In the circumstances, one can understand why President Obama wanted to play down what he has done. Had he been true to the principles he enunciated when a Senator, had he asked Congress for authorization, there would have been a debate. He would have had to justify his request with an eye to the national interest, and our compatriots would have noticed his inability to articulate an argument. It is easy to see why he chose to fly under the radar, why he has engaged in the pretense that this is a NATO and not an American operation.
It is less easy to see why the Republicans have allowed President Obama to get away with this. I doubt that Rand Paul and I are in agreement about the scope and character of our national interest. But we are in agreement on this much. Something is amiss when an American President thinks that he must get authorization from the United Nations but not from United States Congress before initiating a military intervention.
Last week Rand Paul flummoxed Harry Reid (D-Nevada) by attaching an amendment to the small business reauthorization bill, endorsing the remarks made by Senator Obama in 2007. I think that it would be far better that someone on our side in each of the two houses introduce a motion authorizing our Libyan adventure.

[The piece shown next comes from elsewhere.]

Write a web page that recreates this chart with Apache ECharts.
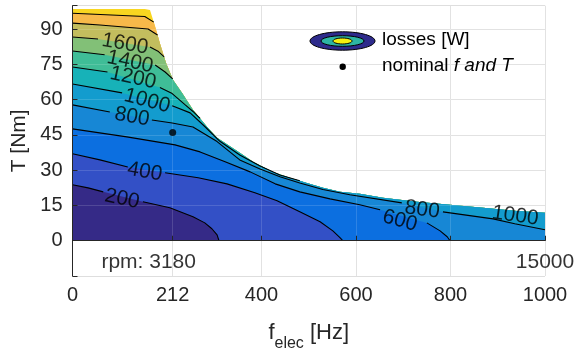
<!DOCTYPE html>
<html><head><meta charset="utf-8">
<script src="https://cdn.jsdelivr.net/npm/echarts@6/dist/echarts.min.js"></script>
<style>html,body{margin:0;padding:0;background:#fff}#c{width:579px;height:354px}</style>
</head><body><div id="c"></div>
<script>
// ---------- data ----------
const xTicks = [0, 212, 400, 600, 800, 1000];
const yTicks = [0, 15, 30, 45, 60, 75, 90];
const levels = [200, 400, 600, 800, 1000, 1200, 1400, 1600, 1800, 2000];
const bandColors = ['#352a87', '#3350c6', '#0c6fe0', '#1787d5', '#139cce', '#17b2b8',
                    '#3fbd97', '#82c077', '#c3bd5e', '#f7b94a', '#f8d620'];
// max-torque envelope [f, T]
const boundary = [[0,98.6],[153,98.6],[164,98.2],[175,91],[185,84],[198,75.6],[213,68.4],[232,62.9],
  [255,55.7],[285,48.4],[306,43.8],[354,37.4],[382,33.6],[424,29.3],[460,26.8],[496,24.6],[530,22.5],
  [566,20.8],[608,20],[657,18.3],[729,16.6],[799,15.3],[869,14],[941,12.7],[1000,11.9]];
// contour lines [f, T], null = gap under label
const c200 = [[0,23.8],[33,22.5],[65,20.8],null,[149,16.6],[206,14],[255,10.2],[280,7.6],[295,5.1],[306,2.5],[310,0]];
const c400 = [[0,37],[58,34.4],[117,31.4],null,[196,28.9],[266,26.8],[327,24.2],[386,20.4],[433,17],[481,12.3],[524,8.1],[551,4.2],[566,1.3],[572,0]];
const c600 = [[0,47.6],[115,44.2],[217,40.8],[270,37.8],[323,33.6],[376,29.3],[429,24.2],[481,20.8],[545,17.8],[608,15.3],[651,13.2],null,[750,7.6],[778,4.2],[793,1.7],[799,0]];
const c800 = [[0,57.8],[79,54.8],null,[168,51.4],[211,50.1],[255,48.4],[306,42.2],[354,34.4],[397,30.5],[439,27.2],[481,24.6],[530,21.8],[587,19.6],[697,16.1],null,[784,12.3],[890,9.3],[936,7.2],[1000,4.7]];
const c1000 = [[0,66.7],[105,62.9],null,[211,57.4],[249,54.4],[280,48.6],[312,42.3],[354,36.5],[397,31.8],[439,28.0],[481,25.5]];
const c1200 = [[0,73.9],[74,71.8],null,[185,65.2],[211,62.6],[238,57.9],[255,55.0],[270,52.05]];
const c1400 = [[0,80.7],[68,79.1],null,[175,74.8],[196,71.8],[212,68.9]];
const c1600 = [[0,86.7],[54,85.8],null,[164,82.4],[182,80.5],[194,78.2]];
const c1800 = [[0,92.6],[58,91.8],[160,90.1],[180,87.5]];
const c2000 = [[0,96.8],[153,95.4],[172,93]];
const contours = [c200, c400, c600, c800, c1000, c1200, c1400, c1600, c1800, c2000];
const contourEnds = ['bottom','bottom','bottom','right','boundary','boundary','boundary','boundary','boundary','boundary'];
// inline contour labels [f, T, text, rotation]
const labelPos = [[111,83.7,'1600',-10],[122,76.1,'1400',-12],[128,69.3,'1200',-12],[158,59.5,'1000',-15],
  [126,52.7,'800',-10],[153,29.3,'400',-10],[105,17.8,'200',-12],[693,8.5,'600',-15],[740,13.2,'800',-8],[937,10.6,'1000',-8]];
const nominal = [212, 46];
const rpmLabels = [[212, 'rpm: 3180'], [1000, '15000']];
const rpmRowT = -9;

// ---------- build ----------
const FONT = 'Liberation Sans, Arial, Helvetica, sans-serif';
function belowPolygon(line, end) {
  const pts = line.filter(p => p);
  const last = pts[pts.length - 1];
  const poly = pts.slice();
  if (end === 'boundary') { boundary.forEach(b => { if (b[0] > last[0]) poly.push(b); }); poly.push([1000, 0]); }
  else if (end === 'right') poly.push([1000, 0]);
  poly.push([0, 0]);
  return poly;
}
const polys = [{ pts: [[0,0]].concat(boundary, [[1000,0]]), color: bandColors[10] }];
for (let i = levels.length - 1; i >= 0; i--) polys.push({ pts: belowPolygon(contours[i], contourEnds[i]), color: bandColors[i] });

const series = [];
series.push({ type: 'line', data: [], z: 1, silent: true,
  markLine: { z: 1, silent: true, symbol: ['none','none'], label: { show: false }, animation: false,
    lineStyle: { color: '#dedede', width: 1, type: 'solid' }, emphasis: { disabled: true },
    data: xTicks.slice(1).map(v => ({ xAxis: v })) } });
series.push({ type: 'custom', z: 2, silent: true, animation: false,
  data: polys.map((p, i) => [i]),
  renderItem: function (params, api) {
    const p = polys[params.dataIndex];
    return { type: 'polygon', shape: { points: p.pts.map(q => api.coord(q)) }, style: { fill: p.color, stroke: null } };
  } });
series.push({ type: 'line', data: [], z: 3, silent: true,
  markLine: { z: 3, silent: true, symbol: ['none','none'], label: { show: false }, animation: false,
    lineStyle: { color: 'rgba(255,255,255,0.14)', width: 1, type: 'solid' }, emphasis: { disabled: true },
    data: xTicks.slice(1).map(v => ({ xAxis: v })).concat(yTicks.slice(1).map(v => ({ yAxis: v }))) } });
contours.forEach(c => series.push({ type: 'line', data: c.map(p => p ? p : [null, null]), z: 4, silent: true,
  showSymbol: false, connectNulls: false, animation: false, lineStyle: { color: '#000', width: 1.1 } }));
series.push({ type: 'scatter', z: 5, symbolSize: 0, silent: true, animation: false,
  data: labelPos.map(l => ({ value: [l[0], l[1]], label: { formatter: l[2], rotate: l[3] } })),
  label: { show: true, position: 'inside', color: '#000', fontSize: 21, fontFamily: FONT } });
series.push({ type: 'scatter', z: 6, symbol: 'circle', symbolSize: 7, itemStyle: { color: '#000' },
  data: [nominal], animation: false });
series.push({ type: 'scatter', z: 6, symbolSize: 0, silent: true, animation: false,
  data: rpmLabels.map((r, i) => ({ value: [r[0], rpmRowT], label: { formatter: r[1], offset: [i === 0 ? -24 : 0, 0] } })),
  label: { show: true, position: 'inside', color: '#000', fontSize: 21, fontFamily: FONT } });

const option = {
  animation: false,
  grid: { left: 72.5, right: 34, top: 5.7, bottom: 78, containLabel: false, outerBoundsMode: 'none' },
  xAxis: { type: 'value', min: 0, max: 1000, z: 10,
    axisLine: { lineStyle: { color: '#262626', width: 1 } },
    axisTick: { inside: true, length: 5, customValues: xTicks, lineStyle: { color: '#262626' } },
    axisLabel: { customValues: xTicks, color: '#262626', fontSize: 20, fontFamily: FONT, margin: 9, formatter: v => String(v) },
    splitLine: { show: false },
    name: '{a|f}{b|elec}{a| [Hz]}', nameLocation: 'middle', nameGap: 46,
    nameTextStyle: { color: '#262626', fontFamily: FONT,
      rich: { a: { fontSize: 22, fontFamily: FONT, color: '#262626', verticalAlign: 'top' },
              b: { fontSize: 16, fontFamily: FONT, color: '#262626', padding: [14,0,0,0], verticalAlign: 'top' } } } },
  yAxis: [
    { type: 'value', position: 'left', min: -15, max: 100, interval: 15, z: 0,
      axisLine: { show: false }, axisTick: { show: false }, axisLabel: { show: false },
      splitLine: { show: true, lineStyle: { color: '#dedede', width: 1 } } },
    { type: 'value', position: 'left', offset: 0, min: -15, max: 100, interval: 15, z: 10,
      axisLine: { show: true, lineStyle: { color: '#262626', width: 1 } },
      axisTick: { show: true, inside: true, length: 5, lineStyle: { color: '#262626' } },
      axisLabel: { color: '#262626', fontSize: 20, fontFamily: FONT, margin: 10,
        formatter: v => (yTicks.indexOf(v) >= 0 ? String(v) : '') },
      splitLine: { show: false },
      name: 'T [Nm]', nameLocation: 'middle', nameGap: 38,
      nameTextStyle: { color: '#262626', fontSize: 21, fontFamily: FONT } }
  ],
  series: series,
  graphic: [
    { type: 'ellipse', shape: { cx: 342.5, cy: 41, rx: 32.5, ry: 9.2 }, style: { fill: '#2e2b8c', stroke: '#000', lineWidth: 1 }, z: 20 },
    { type: 'ellipse', shape: { cx: 342.5, cy: 41, rx: 21.5, ry: 5.3 }, style: { fill: '#2db5a3', stroke: '#000', lineWidth: 1 }, z: 21 },
    { type: 'ellipse', shape: { cx: 342.5, cy: 41, rx: 9.5, ry: 3 }, style: { fill: '#f5f10f', stroke: '#000', lineWidth: 1 }, z: 22 },
    { type: 'text', left: 382, top: 30, z: 20, style: { text: 'losses [W]', fontSize: 19, fontFamily: FONT, fill: '#000' } },
    { type: 'circle', shape: { cx: 342.7, cy: 66.7, r: 3.2 }, style: { fill: '#000' }, z: 20 },
    { type: 'text', left: 382, top: 56, z: 20, style: { text: '{n|nominal }{i|f and T}', fontSize: 19, fontFamily: FONT, fill: '#000',
        rich: { n: { fontSize: 19, fontFamily: FONT, fill: '#000' }, i: { fontSize: 19, fontFamily: FONT, fontStyle: 'italic', fill: '#000' } } } }
  ]
};
const chart = echarts.init(document.getElementById('c'), null, { renderer: 'canvas' });
chart.setOption(option);
</script></body></html>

Then, the matter could be debated, and if President Obama did not do a better job of explaining what was at stake for the United States, our side could vote against the measure. Congress is shirking its responsibilities when it fails to hold the President responsible for things that he has done on his own hook.
In the meantime, it would do no harm were there to be a paid political announcement on CNN, CBS, MSNBC, ABC, NBC, and the like, asking whether President Obama still believes what Senator Obama said. The man’s hypocrisies are legion, and it is essential that we expose them and put his supporters on the spot. I, for one, want to watch them squirm.